**EXERCISE PROMPT**
Transcribe all of the data exactly. Omit the pictures.

**DATASET CONTENT**
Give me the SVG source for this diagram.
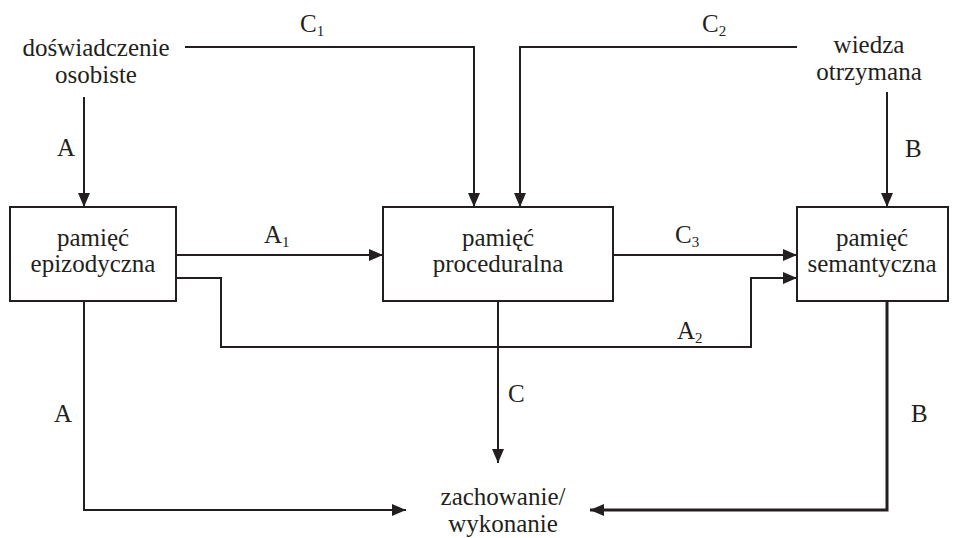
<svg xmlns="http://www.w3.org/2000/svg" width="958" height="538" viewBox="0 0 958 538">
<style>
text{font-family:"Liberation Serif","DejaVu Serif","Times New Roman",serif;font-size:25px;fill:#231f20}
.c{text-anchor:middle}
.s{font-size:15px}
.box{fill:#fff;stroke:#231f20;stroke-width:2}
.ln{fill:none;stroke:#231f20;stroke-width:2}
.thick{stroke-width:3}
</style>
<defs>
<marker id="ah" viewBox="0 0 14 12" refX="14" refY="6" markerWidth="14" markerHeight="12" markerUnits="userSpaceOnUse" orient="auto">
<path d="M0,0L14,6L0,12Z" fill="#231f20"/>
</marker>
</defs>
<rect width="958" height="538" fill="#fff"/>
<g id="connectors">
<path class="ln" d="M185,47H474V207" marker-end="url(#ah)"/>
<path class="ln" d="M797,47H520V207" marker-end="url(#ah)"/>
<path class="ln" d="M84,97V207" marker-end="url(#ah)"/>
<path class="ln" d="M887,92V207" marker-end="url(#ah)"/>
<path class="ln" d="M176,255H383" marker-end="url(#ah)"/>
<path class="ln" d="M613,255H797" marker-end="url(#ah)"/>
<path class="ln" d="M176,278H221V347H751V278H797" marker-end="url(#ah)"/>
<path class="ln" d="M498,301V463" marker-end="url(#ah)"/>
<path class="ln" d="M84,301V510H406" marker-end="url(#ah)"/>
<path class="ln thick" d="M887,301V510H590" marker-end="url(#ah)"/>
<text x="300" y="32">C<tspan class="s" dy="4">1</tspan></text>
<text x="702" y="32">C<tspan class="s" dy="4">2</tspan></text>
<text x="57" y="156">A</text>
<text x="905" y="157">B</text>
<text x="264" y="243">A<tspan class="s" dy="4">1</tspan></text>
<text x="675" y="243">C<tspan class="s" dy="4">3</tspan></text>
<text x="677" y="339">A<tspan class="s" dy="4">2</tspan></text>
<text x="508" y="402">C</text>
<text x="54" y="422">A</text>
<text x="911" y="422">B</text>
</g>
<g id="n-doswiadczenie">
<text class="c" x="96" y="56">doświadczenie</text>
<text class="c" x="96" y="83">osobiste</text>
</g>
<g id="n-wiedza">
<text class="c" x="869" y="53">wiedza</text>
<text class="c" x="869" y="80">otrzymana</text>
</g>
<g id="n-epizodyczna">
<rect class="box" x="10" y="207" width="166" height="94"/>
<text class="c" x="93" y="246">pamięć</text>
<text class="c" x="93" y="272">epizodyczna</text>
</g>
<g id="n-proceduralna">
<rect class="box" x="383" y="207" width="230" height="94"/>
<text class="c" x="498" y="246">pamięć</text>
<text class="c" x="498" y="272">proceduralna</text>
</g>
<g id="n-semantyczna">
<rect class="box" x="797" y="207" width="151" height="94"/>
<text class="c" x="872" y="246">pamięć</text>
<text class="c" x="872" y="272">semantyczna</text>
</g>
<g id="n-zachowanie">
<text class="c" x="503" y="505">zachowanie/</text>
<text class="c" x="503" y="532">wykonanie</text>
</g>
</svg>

**FULL OUTPUT**
Give me the SVG source for this diagram.
<svg xmlns="http://www.w3.org/2000/svg" width="958" height="538" viewBox="0 0 958 538">
<style>
text{font-family:"Liberation Serif","DejaVu Serif","Times New Roman",serif;font-size:25px;fill:#231f20}
.c{text-anchor:middle}
.s{font-size:15px}
.box{fill:#fff;stroke:#231f20;stroke-width:2}
.ln{fill:none;stroke:#231f20;stroke-width:2}
.thick{stroke-width:3}
</style>
<defs>
<marker id="ah" viewBox="0 0 14 12" refX="14" refY="6" markerWidth="14" markerHeight="12" markerUnits="userSpaceOnUse" orient="auto">
<path d="M0,0L14,6L0,12Z" fill="#231f20"/>
</marker>
</defs>
<rect width="958" height="538" fill="#fff"/>
<g id="connectors">
<path class="ln" d="M185,47H474V207" marker-end="url(#ah)"/>
<path class="ln" d="M797,47H520V207" marker-end="url(#ah)"/>
<path class="ln" d="M84,97V207" marker-end="url(#ah)"/>
<path class="ln" d="M887,92V207" marker-end="url(#ah)"/>
<path class="ln" d="M176,255H383" marker-end="url(#ah)"/>
<path class="ln" d="M613,255H797" marker-end="url(#ah)"/>
<path class="ln" d="M176,278H221V347H751V278H797" marker-end="url(#ah)"/>
<path class="ln" d="M498,301V463" marker-end="url(#ah)"/>
<path class="ln" d="M84,301V510H406" marker-end="url(#ah)"/>
<path class="ln thick" d="M887,301V510H590" marker-end="url(#ah)"/>
<text x="300" y="32">C<tspan class="s" dy="4">1</tspan></text>
<text x="702" y="32">C<tspan class="s" dy="4">2</tspan></text>
<text x="57" y="156">A</text>
<text x="905" y="157">B</text>
<text x="264" y="243">A<tspan class="s" dy="4">1</tspan></text>
<text x="675" y="243">C<tspan class="s" dy="4">3</tspan></text>
<text x="677" y="339">A<tspan class="s" dy="4">2</tspan></text>
<text x="508" y="402">C</text>
<text x="54" y="422">A</text>
<text x="911" y="422">B</text>
</g>
<g id="n-doswiadczenie">
<text class="c" x="96" y="56">doświadczenie</text>
<text class="c" x="96" y="83">osobiste</text>
</g>
<g id="n-wiedza">
<text class="c" x="869" y="53">wiedza</text>
<text class="c" x="869" y="80">otrzymana</text>
</g>
<g id="n-epizodyczna">
<rect class="box" x="10" y="207" width="166" height="94"/>
<text class="c" x="93" y="246">pamięć</text>
<text class="c" x="93" y="272">epizodyczna</text>
</g>
<g id="n-proceduralna">
<rect class="box" x="383" y="207" width="230" height="94"/>
<text class="c" x="498" y="246">pamięć</text>
<text class="c" x="498" y="272">proceduralna</text>
</g>
<g id="n-semantyczna">
<rect class="box" x="797" y="207" width="151" height="94"/>
<text class="c" x="872" y="246">pamięć</text>
<text class="c" x="872" y="272">semantyczna</text>
</g>
<g id="n-zachowanie">
<text class="c" x="503" y="505">zachowanie/</text>
<text class="c" x="503" y="532">wykonanie</text>
</g>
</svg>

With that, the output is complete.